[Information provided]
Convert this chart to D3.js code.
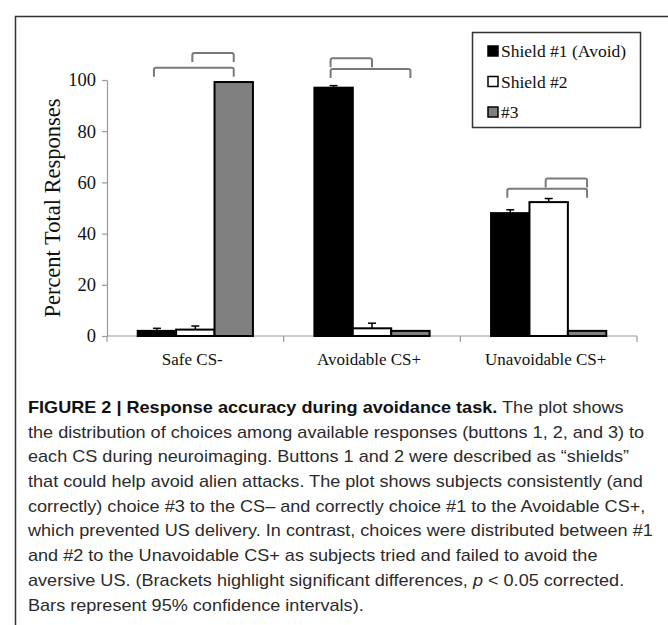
<!DOCTYPE html>
<html>
<head>
<meta charset="utf-8">
<script src="https://cdn.jsdelivr.net/npm/d3@7"></script>
<style>
  body { margin: 0; background: #fff; }
  svg { display: block; }
</style>
</head>
<body>
<div id="chart"></div>
<script>
const categories = ['Safe CS-', 'Avoidable CS+', 'Unavoidable CS+'];
const seriesNames = ['Shield #1 (Avoid)', 'Shield #2', '#3'];
const shield1 = [2, 97, 48];
const shield2 = [2.5, 3, 52.3];
const shield3 = [99.2, 2, 2];
const err1 = [1, 0.8, 1.3];
const err2 = [1.4, 2, 1.4];
const err3 = [0, 0, 0];
const yTicks = [0, 20, 40, 60, 80, 100];
// significance brackets: category index, from series, to series, height in % units
const bracketCat = [0, 0, 1, 1, 2, 2];
const bracketFrom = [0, 1, 0, 0, 0, 1];
const bracketTo = [2, 2, 1, 2, 2, 2];
const bracketLevel = [104.8, 110.5, 108.5, 104.3, 57.5, 61.5];
const captionLines = [
  'The plot shows',
  'the distribution of choices among available responses (buttons 1, 2, and 3) to',
  'each CS during neuroimaging. Buttons 1 and 2 were described as \u201cshields\u201d',
  'that could help avoid alien attacks. The plot shows subjects consistently (and',
  'correctly) choice #3 to the CS\u2013 and correctly choice #1 to the Avoidable CS+,',
  'which prevented US delivery. In contrast, choices were distributed between #1',
  'and #2 to the Unavoidable CS+ as subjects tried and failed to avoid the',
  'aversive US. (Brackets highlight significant differences, ',
  'Bars represent 95% confidence intervals).'
];

const values = [shield1, shield2, shield3];
const errs = [err1, err2, err3];
const fills = ['#000', '#fff', '#808080'];

const width = 668, height = 625;
const svg = d3.select('#chart').append('svg')
  .attr('width', width)
  .attr('height', height);

// outer frame (left + top)
svg.append('path')
  .attr('d', `M15.5,${height} V16.5 H${width}`)
  .attr('fill', 'none')
  .attr('stroke', '#333')
  .attr('stroke-width', 1.5);

const y = d3.scaleLinear().domain([0, 100]).range([336, 80]);
const x0 = d3.scaleBand().domain(categories).range([107, 637]);
const x1 = d3.scaleBand().domain(d3.range(3)).range([0, x0.bandwidth()]).paddingOuter(0.8);

const serif = '"Liberation Serif", "Times New Roman", serif';

// y axis
const yAxis = svg.append('g')
  .attr('transform', `translate(${x0.range()[0]},0)`)
  .call(d3.axisLeft(y).tickValues(yTicks).tickSize(5).tickPadding(6).tickSizeOuter(0));
yAxis.select('.domain').attr('stroke', '#999').attr('stroke-width', 1.2);
yAxis.selectAll('.tick line').attr('stroke', '#999').attr('stroke-width', 1.2);
yAxis.selectAll('.tick text').attr('font-family', serif).attr('font-size', 18.5).attr('fill', '#111');

// x axis
const xAxis = svg.append('g').attr('transform', `translate(0,${y(0)})`);
xAxis.append('line')
  .attr('x1', x0.range()[0]).attr('x2', x0.range()[1])
  .attr('stroke', '#999').attr('stroke-width', 1.2);
xAxis.selectAll('.xtick')
  .data(categories.map(c => x0(c)).concat([x0.range()[1]]))
  .join('line')
  .attr('x1', d => d).attr('x2', d => d)
  .attr('y1', 0).attr('y2', 6)
  .attr('stroke', '#999').attr('stroke-width', 1.2);
xAxis.selectAll('.xlab')
  .data(categories)
  .join('text')
  .attr('x', d => x0(d) + x0.bandwidth() / 2 - 3)
  .attr('y', 29)
  .attr('text-anchor', 'middle')
  .attr('font-family', serif)
  .attr('font-size', 17)
  .attr('fill', '#111')
  .text(d => d);

// y title
svg.append('text')
  .attr('transform', `translate(60,${(y(0) + y(100)) / 2}) rotate(-90)`)
  .attr('text-anchor', 'middle')
  .attr('font-family', serif)
  .attr('font-size', 22.5)
  .attr('fill', '#111')
  .text('Percent Total Responses');

// bars
const bars = [];
categories.forEach((c, ci) => {
  seriesNames.forEach((s, si) => {
    bars.push({ c, ci, si, v: values[si][ci], e: errs[si][ci] });
  });
});

svg.append('g').selectAll('rect')
  .data(bars)
  .join('rect')
  .attr('x', d => x0(d.c) + x1(d.si))
  .attr('y', d => y(d.v))
  .attr('width', x1.bandwidth())
  .attr('height', d => y(0) - y(d.v))
  .attr('fill', d => fills[d.si])
  .attr('stroke', '#000')
  .attr('stroke-width', 2);

// error bars (upper whisker only)
const eb = svg.append('g').attr('stroke', '#000').attr('stroke-width', 1.5);
bars.filter(d => d.e > 0).forEach(d => {
  const cx = x0(d.c) + x1(d.si) + x1.bandwidth() / 2;
  eb.append('line').attr('x1', cx).attr('x2', cx).attr('y1', y(d.v)).attr('y2', y(d.v + d.e));
  eb.append('line').attr('x1', cx - 4).attr('x2', cx + 4).attr('y1', y(d.v + d.e)).attr('y2', y(d.v + d.e));
});

// brackets
const bg = svg.append('g').attr('fill', 'none').attr('stroke', '#7a7a7a').attr('stroke-width', 2);
bracketCat.forEach((ci, i) => {
  const c = categories[ci];
  const xa = x0(c) + x1(bracketFrom[i]) + x1.bandwidth() / 2 - 3;
  const xb = x0(c) + x1(bracketTo[i]) + x1.bandwidth() / 2;
  const yt = y(bracketLevel[i]);
  bg.append('path')
    .attr('d', `M${xa},${yt + 9} V${yt + 2} Q${xa},${yt} ${xa + 2},${yt} H${xb - 2} Q${xb},${yt} ${xb},${yt + 2} V${yt + 9}`);
});

// legend
const lg = svg.append('g');
lg.append('rect')
  .attr('x', 472.5).attr('y', 32.5).attr('width', 168).attr('height', 95)
  .attr('fill', '#fff').attr('stroke', '#333').attr('stroke-width', 1.5);
seriesNames.forEach((s, i) => {
  const ly = 51 + i * 30.5;
  lg.append('rect')
    .attr('x', 488).attr('y', ly - 5).attr('width', 10).attr('height', 10)
    .attr('fill', fills[i]).attr('stroke', '#000').attr('stroke-width', 1.5);
  lg.append('text')
    .attr('x', 501).attr('y', ly + 6)
    .attr('font-family', serif).attr('font-size', 17.5).attr('fill', '#111')
    .text(s);
});

// caption
const sans = '"Liberation Sans", Arial, sans-serif';
const cap = svg.append('g').attr('font-family', sans).attr('font-size', 17).attr('fill', '#2b2b2b');
const capX = 28, capY = 413, lineH = 24.7;
const capTexts = [];
captionLines.forEach((l, i) => {
  const t = cap.append('text').attr('x', capX).attr('y', capY + i * lineH);
  if (i === 0) {
    t.append('tspan').attr('font-weight', 'bold').attr('fill', '#111').text('FIGURE 2 | Response accuracy during avoidance task.');
    t.append('tspan').text(' ' + l);
  } else if (i === 7) {
    t.append('tspan').text(l);
    t.append('tspan').attr('font-style', 'italic').text('p');
    t.append('tspan').text(' < 0.05 corrected.');
  } else {
    t.text(l);
  }
  capTexts.push(t);
});
// squeeze lines horizontally to the condensed caption face
const ref = capTexts[5].node().getComputedTextLength();
const k = (653 - capX) / ref;
capTexts.forEach(t => t.attr('transform', `translate(${capX},0) scale(${k},1) translate(${-capX},0)`));
</script>
</body>
</html>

[Objective] Copy out the data above exactly, except the pictures.

[Exercise response]
Convert this chart to D3.js code.
<!DOCTYPE html>
<html>
<head>
<meta charset="utf-8">
<script src="https://cdn.jsdelivr.net/npm/d3@7"></script>
<style>
  body { margin: 0; background: #fff; }
  svg { display: block; }
</style>
</head>
<body>
<div id="chart"></div>
<script>
const categories = ['Safe CS-', 'Avoidable CS+', 'Unavoidable CS+'];
const seriesNames = ['Shield #1 (Avoid)', 'Shield #2', '#3'];
const shield1 = [2, 97, 48];
const shield2 = [2.5, 3, 52.3];
const shield3 = [99.2, 2, 2];
const err1 = [1, 0.8, 1.3];
const err2 = [1.4, 2, 1.4];
const err3 = [0, 0, 0];
const yTicks = [0, 20, 40, 60, 80, 100];
// significance brackets: category index, from series, to series, height in % units
const bracketCat = [0, 0, 1, 1, 2, 2];
const bracketFrom = [0, 1, 0, 0, 0, 1];
const bracketTo = [2, 2, 1, 2, 2, 2];
const bracketLevel = [104.8, 110.5, 108.5, 104.3, 57.5, 61.5];
const captionLines = [
  'The plot shows',
  'the distribution of choices among available responses (buttons 1, 2, and 3) to',
  'each CS during neuroimaging. Buttons 1 and 2 were described as \u201cshields\u201d',
  'that could help avoid alien attacks. The plot shows subjects consistently (and',
  'correctly) choice #3 to the CS\u2013 and correctly choice #1 to the Avoidable CS+,',
  'which prevented US delivery. In contrast, choices were distributed between #1',
  'and #2 to the Unavoidable CS+ as subjects tried and failed to avoid the',
  'aversive US. (Brackets highlight significant differences, ',
  'Bars represent 95% confidence intervals).'
];

const values = [shield1, shield2, shield3];
const errs = [err1, err2, err3];
const fills = ['#000', '#fff', '#808080'];

const width = 668, height = 625;
const svg = d3.select('#chart').append('svg')
  .attr('width', width)
  .attr('height', height);

// outer frame (left + top)
svg.append('path')
  .attr('d', `M15.5,${height} V16.5 H${width}`)
  .attr('fill', 'none')
  .attr('stroke', '#333')
  .attr('stroke-width', 1.5);

const y = d3.scaleLinear().domain([0, 100]).range([336, 80]);
const x0 = d3.scaleBand().domain(categories).range([107, 637]);
const x1 = d3.scaleBand().domain(d3.range(3)).range([0, x0.bandwidth()]).paddingOuter(0.8);

const serif = '"Liberation Serif", "Times New Roman", serif';

// y axis
const yAxis = svg.append('g')
  .attr('transform', `translate(${x0.range()[0]},0)`)
  .call(d3.axisLeft(y).tickValues(yTicks).tickSize(5).tickPadding(6).tickSizeOuter(0));
yAxis.select('.domain').attr('stroke', '#999').attr('stroke-width', 1.2);
yAxis.selectAll('.tick line').attr('stroke', '#999').attr('stroke-width', 1.2);
yAxis.selectAll('.tick text').attr('font-family', serif).attr('font-size', 18.5).attr('fill', '#111');

// x axis
const xAxis = svg.append('g').attr('transform', `translate(0,${y(0)})`);
xAxis.append('line')
  .attr('x1', x0.range()[0]).attr('x2', x0.range()[1])
  .attr('stroke', '#999').attr('stroke-width', 1.2);
xAxis.selectAll('.xtick')
  .data(categories.map(c => x0(c)).concat([x0.range()[1]]))
  .join('line')
  .attr('x1', d => d).attr('x2', d => d)
  .attr('y1', 0).attr('y2', 6)
  .attr('stroke', '#999').attr('stroke-width', 1.2);
xAxis.selectAll('.xlab')
  .data(categories)
  .join('text')
  .attr('x', d => x0(d) + x0.bandwidth() / 2 - 3)
  .attr('y', 29)
  .attr('text-anchor', 'middle')
  .attr('font-family', serif)
  .attr('font-size', 17)
  .attr('fill', '#111')
  .text(d => d);

// y title
svg.append('text')
  .attr('transform', `translate(60,${(y(0) + y(100)) / 2}) rotate(-90)`)
  .attr('text-anchor', 'middle')
  .attr('font-family', serif)
  .attr('font-size', 22.5)
  .attr('fill', '#111')
  .text('Percent Total Responses');

// bars
const bars = [];
categories.forEach((c, ci) => {
  seriesNames.forEach((s, si) => {
    bars.push({ c, ci, si, v: values[si][ci], e: errs[si][ci] });
  });
});

svg.append('g').selectAll('rect')
  .data(bars)
  .join('rect')
  .attr('x', d => x0(d.c) + x1(d.si))
  .attr('y', d => y(d.v))
  .attr('width', x1.bandwidth())
  .attr('height', d => y(0) - y(d.v))
  .attr('fill', d => fills[d.si])
  .attr('stroke', '#000')
  .attr('stroke-width', 2);

// error bars (upper whisker only)
const eb = svg.append('g').attr('stroke', '#000').attr('stroke-width', 1.5);
bars.filter(d => d.e > 0).forEach(d => {
  const cx = x0(d.c) + x1(d.si) + x1.bandwidth() / 2;
  eb.append('line').attr('x1', cx).attr('x2', cx).attr('y1', y(d.v)).attr('y2', y(d.v + d.e));
  eb.append('line').attr('x1', cx - 4).attr('x2', cx + 4).attr('y1', y(d.v + d.e)).attr('y2', y(d.v + d.e));
});

// brackets
const bg = svg.append('g').attr('fill', 'none').attr('stroke', '#7a7a7a').attr('stroke-width', 2);
bracketCat.forEach((ci, i) => {
  const c = categories[ci];
  const xa = x0(c) + x1(bracketFrom[i]) + x1.bandwidth() / 2 - 3;
  const xb = x0(c) + x1(bracketTo[i]) + x1.bandwidth() / 2;
  const yt = y(bracketLevel[i]);
  bg.append('path')
    .attr('d', `M${xa},${yt + 9} V${yt + 2} Q${xa},${yt} ${xa + 2},${yt} H${xb - 2} Q${xb},${yt} ${xb},${yt + 2} V${yt + 9}`);
});

// legend
const lg = svg.append('g');
lg.append('rect')
  .attr('x', 472.5).attr('y', 32.5).attr('width', 168).attr('height', 95)
  .attr('fill', '#fff').attr('stroke', '#333').attr('stroke-width', 1.5);
seriesNames.forEach((s, i) => {
  const ly = 51 + i * 30.5;
  lg.append('rect')
    .attr('x', 488).attr('y', ly - 5).attr('width', 10).attr('height', 10)
    .attr('fill', fills[i]).attr('stroke', '#000').attr('stroke-width', 1.5);
  lg.append('text')
    .attr('x', 501).attr('y', ly + 6)
    .attr('font-family', serif).attr('font-size', 17.5).attr('fill', '#111')
    .text(s);
});

// caption
const sans = '"Liberation Sans", Arial, sans-serif';
const cap = svg.append('g').attr('font-family', sans).attr('font-size', 17).attr('fill', '#2b2b2b');
const capX = 28, capY = 413, lineH = 24.7;
const capTexts = [];
captionLines.forEach((l, i) => {
  const t = cap.append('text').attr('x', capX).attr('y', capY + i * lineH);
  if (i === 0) {
    t.append('tspan').attr('font-weight', 'bold').attr('fill', '#111').text('FIGURE 2 | Response accuracy during avoidance task.');
    t.append('tspan').text(' ' + l);
  } else if (i === 7) {
    t.append('tspan').text(l);
    t.append('tspan').attr('font-style', 'italic').text('p');
    t.append('tspan').text(' < 0.05 corrected.');
  } else {
    t.text(l);
  }
  capTexts.push(t);
});
// squeeze lines horizontally to the condensed caption face
const ref = capTexts[5].node().getComputedTextLength();
const k = (653 - capX) / ref;
capTexts.forEach(t => t.attr('transform', `translate(${capX},0) scale(${k},1) translate(${-capX},0)`));
</script>
</body>
</html>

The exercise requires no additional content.